Heshan coal mine production base started operation over a century ago in 1905, with miners and their family members exceeding 50,000 at its peak, according to Xie Xin, director of Heshan Housing and Urban-Rural Development Bureau.

"The tile-roofed mud houses that old miners used to live in had become dilapidated due to poor maintenance and land subsidence caused by mining," Xie explains. "And we had to urge them to stay in a relative's home or in a cheap hotel when it rained at night."

In response to the national campaign to improve the living standards of urban residents in run-down areas, Heshan initiated shantytown rebuilding in 2010. At the time, there were about 4,500 households living in old blocks of crudely built and poorly maintained houses.

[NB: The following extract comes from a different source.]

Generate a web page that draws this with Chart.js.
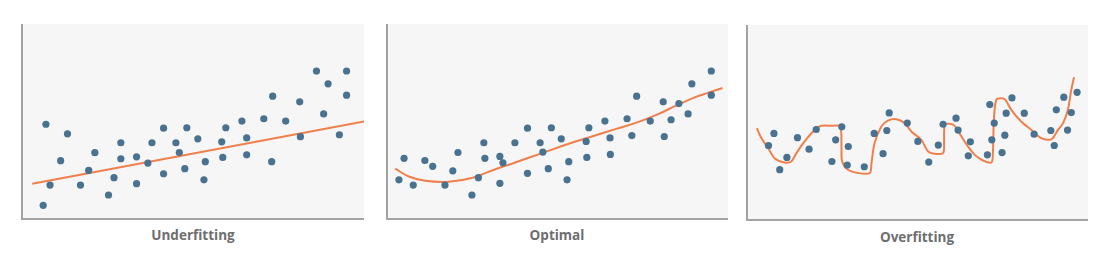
<!DOCTYPE html>
<html>
<head>
<meta charset="utf-8">
<script src="https://cdn.jsdelivr.net/npm/chart.js@4.4.0/dist/chart.umd.min.js"></script>
<style>
  body { margin: 0; background: #fff; width: 1106px; height: 268px; position: relative; overflow: hidden; }
  .panel { position: absolute; }
  .label { position: absolute; font-family: "Open Sans", sans-serif; font-weight: bold; font-size: 13.5px; color: #6e6e6e; transform: translateX(-50%); white-space: nowrap; }
</style>
</head>
<body>

<!-- plot rects: 22..364 x 24..219, 387..728 x 24..219, 747..1088 x 25..220 -->
<div class="panel" style="left:20px;top:24px;width:344px;height:197px"><canvas id="c1"></canvas></div>
<div class="panel" style="left:385px;top:24px;width:343px;height:197px"><canvas id="c2"></canvas></div>
<div class="panel" style="left:745px;top:25px;width:343px;height:197px"><canvas id="c3"></canvas></div>

<div class="label" style="left:193px;top:226px">Underfitting</div>
<div class="label" style="left:557px;top:226px">Optimal</div>
<div class="label" style="left:917px;top:228px">Overfitting</div>

<script>
// scatter points, [x, y] on a 0-100 scale
const underPoints = [
  [6.2,7.0],[7.0,48.6],[8.2,17.4],[11.3,29.9],[13.3,43.7],[17.1,17.4],[19.5,24.9],[21.3,34.0],
  [25.3,12.3],[26.9,21.2],[28.9,39.1],[28.9,30.9],[33.5,31.9],[33.5,18.1],[36.8,28.7],[38.0,39.1],
  [41.4,46.6],[41.4,23.2],[45.0,39.1],[46.0,34.1],[47.6,25.8],[48.2,46.8],[51.4,41.1],[53.2,20.1],
  [53.6,29.4],[58.4,39.6],[58.7,31.6],[59.6,46.8],[64.3,50.2],[65.7,41.6],[65.7,32.9],[70.7,51.4],
  [73.0,29.4],[73.3,63.0],[77.1,50.2],[81.2,60.1],[81.4,42.2],[86.1,75.9],[88.2,53.9],[89.5,69.3],
  [92.8,43.2],[94.9,75.9],[94.9,63.5]
];
const underLine = [[3.0,18.1],[100,50.0]];

const optimalPoints = [
  [3.5,20.1],[5.0,31.1],[7.7,17.4],[11.1,30.0],[13.4,27.0],[17.0,17.4],[19.3,24.7],[20.8,34.1],
  [24.9,12.3],[26.8,21.2],[28.4,39.1],[28.7,31.1],[33.1,32.1],[34.0,28.8],[33.1,18.3],[37.5,39.1],
  [41.2,46.6],[41.2,23.4],[44.9,39.1],[45.7,34.3],[47.3,25.8],[48.2,46.8],[51.1,41.1],[52.8,20.1],
  [53.3,29.4],[58.4,39.8],[58.6,31.6],[59.2,46.8],[63.9,50.2],[65.4,41.6],[65.5,33.1],[70.4,51.4],
  [71.8,42.8],[73.2,63.0],[77.2,50.2],[81.0,60.1],[81.3,42.3],[83.3,50.9],[85.6,59.2],[88.3,53.9],
  [89.4,69.3],[95.1,75.9],[95.1,63.5]
];
const optimalCurve = [
  [2.4,25.8],[6.4,21.8],[11.2,19.6],[18.1,19.1],[24.9,21.0],[30.8,24.9],[37.6,29.0],[45.5,33.8],
  [53.3,38.6],[60.1,42.3],[67.0,46.1],[73.8,49.8],[79.7,53.9],[84.6,58.0],[90.4,62.5],[94.3,64.8],
  [98.4,67.2]
];

const overPoints = [
  [6.3,38.2],[7.9,44.4],[9.6,25.8],[11.7,32.1],[14.8,42.2],[18.2,36.3],[20.3,46.4],[24.9,30.0],
  [26.0,41.1],[27.8,47.8],[29.4,28.2],[29.7,37.7],[34.4,27.3],[37.3,44.4],[39.9,34.0],[41.0,45.9],
  [41.7,54.9],[47.0,49.7],[50.1,40.3],[53.3,29.7],[56.1,38.4],[57.5,49.1],[61.3,52.2],[61.9,46.1],
  [64.9,32.9],[65.5,40.1],[70.5,33.4],[71.2,59.2],[71.8,41.1],[72.5,49.7],[74.8,34.6],[75.6,43.5],
  [76.0,54.8],[77.7,62.6],[81.3,54.8],[84.2,44.0],[89.1,45.9],[90.1,38.2],[90.7,56.5],[92.9,63.0],
  [94.0,46.1],[95.1,55.1],[96.8,65.5]
];
const overCurve = [
  [2.9,47.1],[4.2,42.0],[6.2,36.9],[8.1,31.7],[11.0,29.5],[13.0,30.0],[14.5,34.3],[16.9,40.3],
  [19.8,46.2],[21.8,48.3],[24.7,48.3],[27.3,48.0],[27.7,37.7],[27.9,30.0],[29.6,25.8],[32.6,24.1],
  [36.0,24.1],[36.5,29.2],[37.4,39.4],[39.4,48.0],[41.3,51.0],[43.8,51.7],[46.2,49.7],[48.2,45.4],
  [51.1,41.1],[53.1,35.2],[55.0,34.0],[57.5,34.3],[57.8,39.4],[58.0,48.8],[59.4,49.3],[60.9,48.3],
  [62.9,42.8],[64.8,37.7],[66.8,33.4],[69.2,30.5],[71.7,29.5],[72.1,34.3],[72.4,51.4],[73.1,61.6],
  [74.6,62.5],[75.8,61.6],[77.5,56.5],[80.4,50.5],[83.4,46.2],[86.3,42.0],[88.8,41.1],[89.7,42.0],
  [91.2,46.2],[92.7,49.7],[94.1,56.5],[95.1,66.7],[95.9,73.2]
];

const dotColor = '#48728f';
const lineColor = '#f07f4c';

// light grey fill behind the plot area
const plotBg = {
  id: 'plotBg',
  beforeDraw(chart) {
    const a = chart.chartArea, ctx = chart.ctx;
    ctx.save();
    ctx.fillStyle = '#f6f6f6';
    ctx.fillRect(a.left, a.top, a.right - a.left, a.bottom - a.top);
    ctx.restore();
  }
};

function toXY(arr) {
  return arr.map(p => ({x: p[0], y: p[1]}));
}

function makePanel(id, points, curve, tension) {
  new Chart(document.getElementById(id), {
    type: 'scatter',
    data: {
      datasets: [
        {
          data: toXY(curve),
          showLine: true,
          borderColor: lineColor,
          borderWidth: 2,
          pointRadius: 0,
          tension: tension,
          clip: false,
          order: 1
        },
        {
          data: toXY(points),
          backgroundColor: dotColor,
          borderWidth: 0,
          pointRadius: 3.6,
          clip: false,
          order: 0
        }
      ]
    },
    options: {
      responsive: true,
      maintainAspectRatio: false,
      animation: false,
      events: [],
      layout: { autoPadding: false, padding: { left: 2, bottom: 2, top: 0, right: 0 } },
      plugins: { legend: { display: false }, tooltip: { enabled: false } },
      scales: {
        x: {
          min: 0, max: 100,
          ticks: { display: false },
          grid: { display: false },
          border: { display: true, color: '#a3a3a3', width: 2 },
          afterFit(s) { s.height = 0; }
        },
        y: {
          min: 0, max: 100,
          ticks: { display: false },
          grid: { display: false },
          border: { display: true, color: '#a3a3a3', width: 2 },
          afterFit(s) { s.width = 0; }
        }
      }
    },
    plugins: [plotBg]
  });
}

makePanel('c1', underPoints, underLine, 0);
makePanel('c2', optimalPoints, optimalCurve, 0.4);
makePanel('c3', overPoints, overCurve, 0.3);
</script>
</body>
</html>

Under the reconstruction plan, three low-rent communities and two affordable housing neighborhoods are to be built on a combined investment of government funding and market financing of up to 450 million yuan (73.45 million U.S. dollars).

"The rent is 0.8 yuan per square meter a month, so altogether we only have to pay 40 yuan for my 50-square-meter apartment," says Pan, who had never dreamed of having her own bedroom, kitchen, bathroom and balcony after retirement.

The per capita disposable income of city dwellers in Heshan was 19,709 yuan in 2012.

The livelihood-boosting reconstruction has also emboldened Zhang Yide to consume more for a better life.

A total of 3.04 million households in various cities around China will be able to move into new apartments this year, according to the requirements of the central government.

"Another 1,000 households (in Heshan) will move from shabby houses into bright low-rent apartments by the end of 2013," confirms Xie.